Huffman, Acting P. J., and O'Rourke, J., concurred.
However, Defendants did not raise this waiver issue in their respondent's brief, and after considering the parties' supplemental briefs on this issue, we conclude Defendants have forfeited the waiver issue by failing to assert it and no good cause to relieve Defendants of that forfeiture has been shown. (See American Drug Stores, Inc. v. Stroh (1992) 10 Cal.App.4th 1446, 1453 [13 Cal.Rptr.2d 432].)
However, in her brief, Sciarratta has elected to not address this alternative theory in any meaningful way, limiting her discussion of this point to a single paragraph containing no citation to the record and scant analysis. Instead, she focuses on the theory, discussed in the text ante, that WaMu assigned her promissory note and trust deed to Deutsche Bank, but Bank of America foreclosed.

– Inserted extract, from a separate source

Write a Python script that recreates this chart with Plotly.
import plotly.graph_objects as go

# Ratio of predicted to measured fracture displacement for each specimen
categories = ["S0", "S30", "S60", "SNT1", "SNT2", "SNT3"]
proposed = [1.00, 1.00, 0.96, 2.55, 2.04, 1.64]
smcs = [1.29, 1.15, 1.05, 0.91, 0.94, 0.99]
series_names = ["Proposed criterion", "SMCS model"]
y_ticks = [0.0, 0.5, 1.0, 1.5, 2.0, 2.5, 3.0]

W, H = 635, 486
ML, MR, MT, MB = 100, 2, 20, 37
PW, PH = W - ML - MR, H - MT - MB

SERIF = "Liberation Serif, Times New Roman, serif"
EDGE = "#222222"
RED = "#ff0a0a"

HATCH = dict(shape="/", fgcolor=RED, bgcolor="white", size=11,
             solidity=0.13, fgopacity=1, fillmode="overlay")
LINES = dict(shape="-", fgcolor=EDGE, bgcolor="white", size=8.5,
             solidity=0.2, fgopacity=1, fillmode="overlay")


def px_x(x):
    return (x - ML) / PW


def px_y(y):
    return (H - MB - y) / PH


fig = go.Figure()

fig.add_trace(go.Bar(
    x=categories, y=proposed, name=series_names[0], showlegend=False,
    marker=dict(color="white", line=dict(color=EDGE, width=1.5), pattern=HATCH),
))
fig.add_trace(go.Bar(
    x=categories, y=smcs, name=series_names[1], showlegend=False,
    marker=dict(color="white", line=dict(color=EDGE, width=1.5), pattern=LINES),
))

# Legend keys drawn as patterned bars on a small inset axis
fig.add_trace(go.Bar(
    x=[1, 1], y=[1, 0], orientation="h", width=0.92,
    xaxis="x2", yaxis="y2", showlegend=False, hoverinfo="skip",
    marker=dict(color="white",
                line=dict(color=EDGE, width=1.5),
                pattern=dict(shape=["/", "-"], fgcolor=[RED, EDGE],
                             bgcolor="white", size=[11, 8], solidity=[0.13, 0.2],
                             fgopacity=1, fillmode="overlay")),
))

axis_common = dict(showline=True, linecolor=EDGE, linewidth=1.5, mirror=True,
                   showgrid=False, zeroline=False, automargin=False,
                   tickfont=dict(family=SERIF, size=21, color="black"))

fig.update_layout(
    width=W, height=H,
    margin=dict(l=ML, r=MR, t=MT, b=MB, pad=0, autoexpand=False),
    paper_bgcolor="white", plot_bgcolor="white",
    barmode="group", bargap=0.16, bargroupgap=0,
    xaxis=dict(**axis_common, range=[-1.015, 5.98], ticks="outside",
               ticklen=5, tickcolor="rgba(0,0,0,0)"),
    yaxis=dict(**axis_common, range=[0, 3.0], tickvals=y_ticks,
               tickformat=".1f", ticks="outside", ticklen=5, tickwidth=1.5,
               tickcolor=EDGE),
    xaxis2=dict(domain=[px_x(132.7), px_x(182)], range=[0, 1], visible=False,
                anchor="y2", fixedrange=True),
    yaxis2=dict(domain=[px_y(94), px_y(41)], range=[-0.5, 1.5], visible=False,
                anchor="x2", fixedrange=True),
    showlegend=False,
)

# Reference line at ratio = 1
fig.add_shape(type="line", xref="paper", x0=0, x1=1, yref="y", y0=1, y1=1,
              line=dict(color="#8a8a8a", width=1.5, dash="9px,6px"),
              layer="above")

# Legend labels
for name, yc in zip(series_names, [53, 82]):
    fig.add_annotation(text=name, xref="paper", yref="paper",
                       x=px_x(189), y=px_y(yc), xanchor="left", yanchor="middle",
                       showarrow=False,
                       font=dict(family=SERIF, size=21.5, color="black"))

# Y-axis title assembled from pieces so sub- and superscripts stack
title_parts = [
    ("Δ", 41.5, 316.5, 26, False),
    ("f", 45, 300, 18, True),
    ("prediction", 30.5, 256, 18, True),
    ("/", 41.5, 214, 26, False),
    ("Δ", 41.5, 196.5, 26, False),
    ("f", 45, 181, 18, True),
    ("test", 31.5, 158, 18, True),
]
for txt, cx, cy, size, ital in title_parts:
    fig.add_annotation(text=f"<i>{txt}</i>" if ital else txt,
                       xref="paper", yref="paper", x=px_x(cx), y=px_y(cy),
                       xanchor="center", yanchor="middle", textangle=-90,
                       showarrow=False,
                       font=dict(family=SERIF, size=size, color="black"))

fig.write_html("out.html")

For example, Sciarratta's briefs state: (1) "The public record leaves no doubt that the entity that held the sale was not the holder of the note or beneficiary of the deed of trust" (italics added); (2) "This is a case where the public record leaves no doubt that the foreclosure sale was held by an entity that was not the holder of the note or beneficiary of the deed of trust at issue" (italics added); (3) "There is no question that as of the date of the sale Bank of America had no right to hold a foreclosure sale of the Subject Property as the owner of the note and deed of trust was Deutsche [Bank] as of April 24, 2009" (italics added); (4) "[T]here is no question that as of the date of the sale the true holder of the note was Deutsche [Bank]" (italics added); (5) "[A]t the time of the sale the holder of the note and beneficiary of the deed of trust was Deutsche [Bank]."
Similarly, in the trial court Sciarratta's lawyer stated, "The facts are very clear and very simple. Deutsche Bank was the owner of this loan according to the public record at the time of this sale. And Deutsche Bank did not hold this sale. There was no dispute about that. Bank of America did."
Given these unequivocal assertions and Sciarratta's failure to develop the inconsistent alternative theory in her brief, we do not address whether the first amended complaints states a viable cause of action on an alternative theory that the "wrong" trustee initiated foreclosure. (See Sehulster Tunnels/Pre-Con v. Traylor Brothers, Inc./Obayashi Corp. (2003) 111 Cal.App.4th 1328, 1345, fn. 16 [4 Cal.Rptr.3d 655] [declining to address an alternative theory not developed in the party's appellate brief].)